Wednesday, May 19, 2010

10 months and 4 days (300 days)

I feel more mixed up, turned around, sad, angry, guilty, distraught this month than I have in the last few.

Just when I thought the roller coaster was coming to a stop I've taken another sharp turn around another blind corner and I have no idea where I'm headed. 

The closer we come to a year the more frightened of a future without my Mother I become and the more angry that I have to contemplate one at all.

I'm also finding myself panicking as I see what I perceive to be signs of other people putting their lives back together. It feels like an insult to Mom, it feels wrong and my anger builds some more.

There are so many emotions swirling around in my head these days that I can't focus on anything.
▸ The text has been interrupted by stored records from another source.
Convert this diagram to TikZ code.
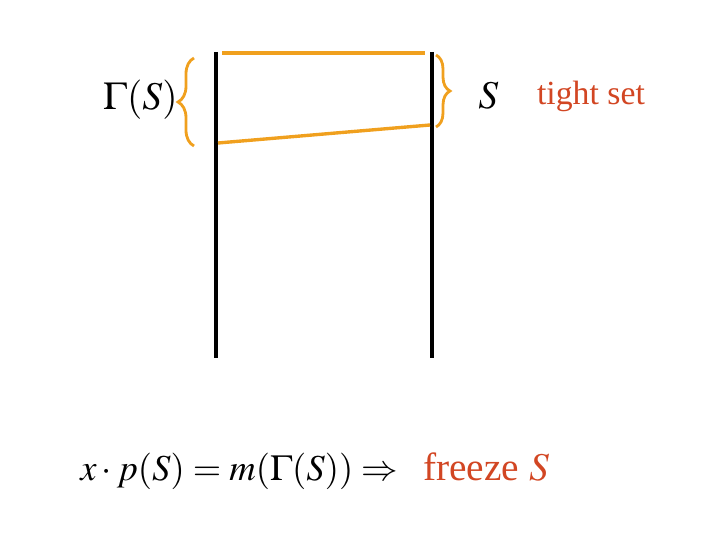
\documentclass[tikz,border=0pt]{standalone}
\usepackage{mathptmx}
\usepackage{fontspec}
\setmainfont{Liberation Serif}
\usetikzlibrary{decorations.pathreplacing}
\definecolor{braceorange}{RGB}{240,160,30}
\definecolor{tightred}{RGB}{210,70,35}
\tikzset{
  side/.style={line width=3.5pt,black},
  edge/.style={line width=2.4pt,braceorange},
  bracket/.style={braceorange,line width=2pt,decorate,decoration={brace,amplitude=#1}},
  bigtext/.style={inner sep=0pt,anchor=base,font=\fontsize{28}{34}\selectfont},
}
\begin{document}
\begin{tikzpicture}
        \useasboundingbox (0,0) rectangle (18,13.5);
        % the two sides
        \coordinate (lt) at (5.4,12.2);
        \coordinate (lb) at (5.4,4.55);
        \coordinate (rt) at (10.8,12.2);
        \coordinate (rb) at (10.8,4.55);
        \draw [side] (lt)--(lb);
        \draw [side] (rt)--(rb);
        % edges between them
        \coordinate (e1) at (5.55,12.175);
        \coordinate (e2) at (10.625,12.175);
        \coordinate (e3) at (5.45,9.925);
        \coordinate (e4) at (10.75,10.375);
        \draw [edge] (e1)--(e2);
        \draw [edge] (e3)--(e4);
        % braces
        \coordinate (b1) at (4.85,9.85);
        \coordinate (b2) at (4.85,12.05);
        \coordinate (b3) at (10.9,12.125);
        \coordinate (b4) at (10.9,10.325);
        \draw [bracket=0.4cm] (b1)--(b2);
        \draw [bracket=0.35cm] (b3)--(b4);
        % labels
        \node [bigtext,anchor=base east] (gs) at (4.45,10.75) {$\Gamma(S)$};
        \node [bigtext,anchor=base west] (s) at (11.95,10.775) {$S$};
        \node [bigtext,anchor=base west,font=\fontsize{24}{30}\selectfont,text=tightred] (ts) at (13.42,10.875) {tight set};
        \node [bigtext,anchor=base west,font=\fontsize{26}{32}\selectfont] (eq) at (2.0,1.5) {$x\cdot p(S)=m(\Gamma(S))\Rightarrow$};
        \node [bigtext,anchor=base west,text=tightred] (fr) at (10.575,1.5) {freeze $S$};
\end{tikzpicture}
\end{document}
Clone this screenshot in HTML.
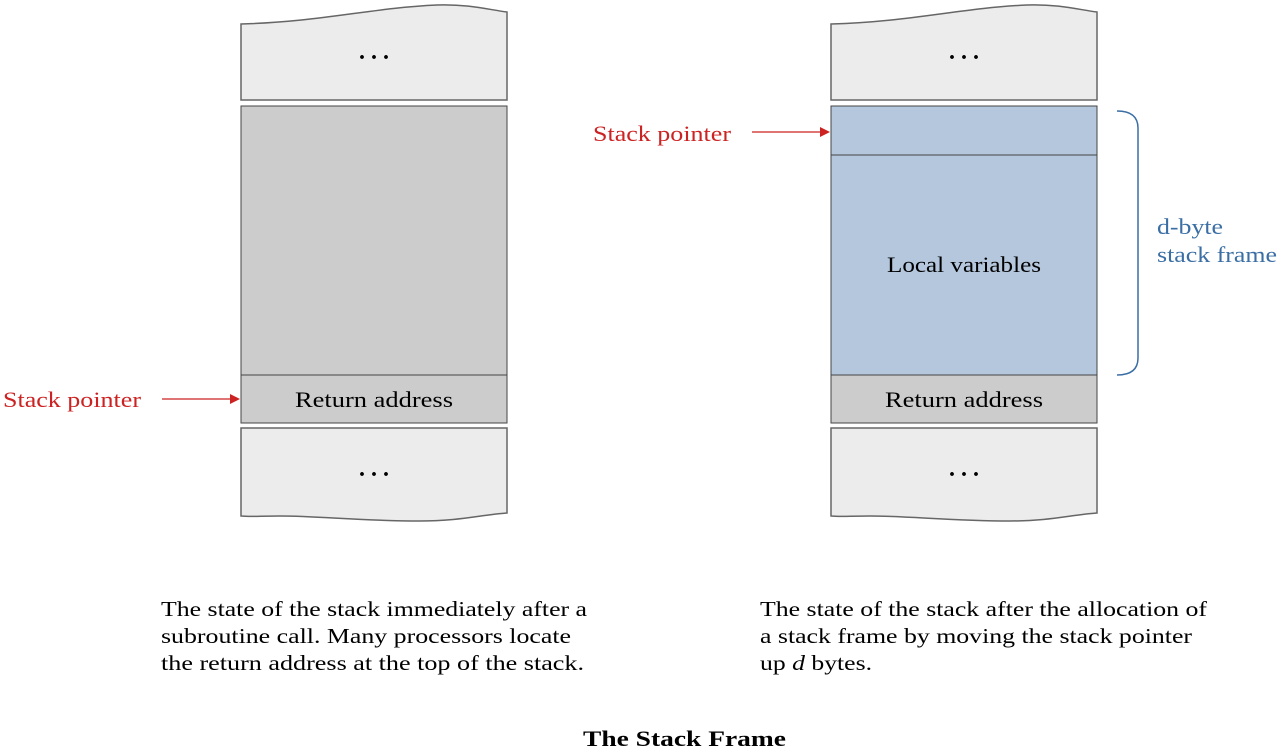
<!DOCTYPE html>
<html><head><meta charset="utf-8"><style>
body{margin:0;background:#fff;}
svg{display:block;font-family:"Liberation Serif",serif;}
</style></head><body>
<svg width="1284" height="751" viewBox="0 0 1284 751">
<g>
<path d="M241,24 C320,22 370,8 437,5 C470,4 490,10 507,12 L507,100 L241,100 Z" fill="#ececec" stroke="#666" stroke-width="1.5"/>
<text x="374" y="59" text-anchor="middle" font-size="24" font-weight="bold">. . .</text>
<rect x="241" y="106" width="266" height="269" fill="#cccccc" stroke="#444" stroke-width="1"/>
<rect x="241" y="375" width="266" height="48" fill="#cccccc" stroke="#444" stroke-width="1"/>
<text x="295" y="407" font-size="22" textLength="158" lengthAdjust="spacingAndGlyphs">Return address</text>
<path d="M241,428 L507,428 L507,513 C480,515 460,521 420,521 C360,521 320,516 280,516 C260,516 250,517 241,516 Z" fill="#ececec" stroke="#666" stroke-width="1.5"/>
<text x="374" y="476" text-anchor="middle" font-size="24" font-weight="bold">. . .</text>
<text x="3" y="407" font-size="22" fill="#cc2222" textLength="138" lengthAdjust="spacingAndGlyphs">Stack pointer</text>
<line x1="162" y1="399" x2="232" y2="399" stroke="#cc2222" stroke-width="1.2"/>
<path d="M240,399 L230,394 L230,404 Z" fill="#cc2222"/>
</g>
<g>
<path d="M831,24 C910,22 960,8 1027,5 C1060,4 1080,10 1097,12 L1097,100 L831,100 Z" fill="#ececec" stroke="#666" stroke-width="1.5"/>
<text x="964" y="59" text-anchor="middle" font-size="24" font-weight="bold">. . .</text>
<rect x="831" y="106" width="266" height="49" fill="#b4c7dd" stroke="#444" stroke-width="1"/>
<rect x="831" y="155" width="266" height="220" fill="#b4c7dd" stroke="#444" stroke-width="1"/>
<text x="887" y="272" font-size="22" textLength="154" lengthAdjust="spacingAndGlyphs">Local variables</text>
<rect x="831" y="375" width="266" height="48" fill="#cccccc" stroke="#444" stroke-width="1"/>
<text x="885" y="407" font-size="22" textLength="158" lengthAdjust="spacingAndGlyphs">Return address</text>
<path d="M831,428 L1097,428 L1097,513 C1070,515 1050,521 1010,521 C950,521 910,516 870,516 C850,516 840,517 831,516 Z" fill="#ececec" stroke="#666" stroke-width="1.5"/>
<text x="964" y="476" text-anchor="middle" font-size="24" font-weight="bold">. . .</text>
<text x="593" y="141" font-size="22" fill="#cc2222" textLength="138" lengthAdjust="spacingAndGlyphs">Stack pointer</text>
<line x1="752" y1="132" x2="822" y2="132" stroke="#cc2222" stroke-width="1.2"/>
<path d="M830,132 L820,127 L820,137 Z" fill="#cc2222"/>
<path d="M1117,111 C1130,111 1138,116 1138,128 L1138,358 C1138,370 1130,375 1117,375" fill="none" stroke="#3a6ea5" stroke-width="1.5"/>
<text x="1157" y="234" font-size="22" fill="#3a6ea5" textLength="66" lengthAdjust="spacingAndGlyphs">d-byte</text>
<text x="1157" y="262" font-size="22" fill="#3a6ea5" textLength="120" lengthAdjust="spacingAndGlyphs">stack frame</text>
</g>
<g font-size="21">
<text x="161" y="616" textLength="426" lengthAdjust="spacingAndGlyphs">The state of the stack immediately after a</text>
<text x="161" y="643" textLength="410" lengthAdjust="spacingAndGlyphs">subroutine call. Many processors locate</text>
<text x="161" y="670" textLength="423" lengthAdjust="spacingAndGlyphs">the return address at the top of the stack.</text>
</g>
<g font-size="21">
<text x="760" y="616" textLength="447" lengthAdjust="spacingAndGlyphs">The state of the stack after the allocation of</text>
<text x="760" y="643" textLength="432" lengthAdjust="spacingAndGlyphs">a stack frame by moving the stack pointer</text>
<text x="760" y="670" textLength="112" lengthAdjust="spacingAndGlyphs">up <tspan font-style="italic">d</tspan> bytes.</text>
</g>
<text x="583" y="746" font-size="22" font-weight="bold" textLength="203" lengthAdjust="spacingAndGlyphs">The Stack Frame</text>
</svg>
</body></html>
It's like starting all over again.

5 comments:

mimis kitchen52 said...

I remember feeling the same way, but time does help! Turn the angry around and make something positive out it! I remember being so angry with my mom for dying! I was angry with God for taking her, but realized He had no control over her dying, life did! It was her time and she knew it! Plant something extra in the garden that only she would love, take up baking some new dish and name it after her, just do some thing positive!! These are the things I did and it helped me!

Anonymous said...

Over a year ago, my husband abandoned me and my baby of 9 months old. We had no were to live and no means of survival. I was so sad, I grieved for almost a year until I developed pancreatitis. My case was so severe that doctors said that I was not going to make it. I started praying and asking God to heal me and give me a miracle. It's been almost 2 months and I not only survived but stopped having pain. Now, my main focus is not on trying to restore my relationship with my husband,who wants nothing to do with us,but on my baby who is almost 2 years old and I am planning to go on to graduate school.
Grieving through a loss is normal but think would your mom approve that you're loosing yourself, your focus and your life? She wants you to focus on yourself and SeaBass. He loves you dearly and you might loose him. He might leave you if you continue to ignore him. Then you'll be so devastated and lonely, just imagine. You need to start to focus now and start to live and celebrate your mom's life not death. Love you with all of my heart. Try reading Psalms and they will bring you comfort and joy as they did and continue to do for me.

Heiko said...

Long time no hear. Are you ok?

mimis kitchen52 said...

Jenn, where are you???? Are you ok??Keep posting, love the food!

mimis kitchen52 said...

I posted about 2 weeks ago, but I see that it never took! How are you??? What's going on???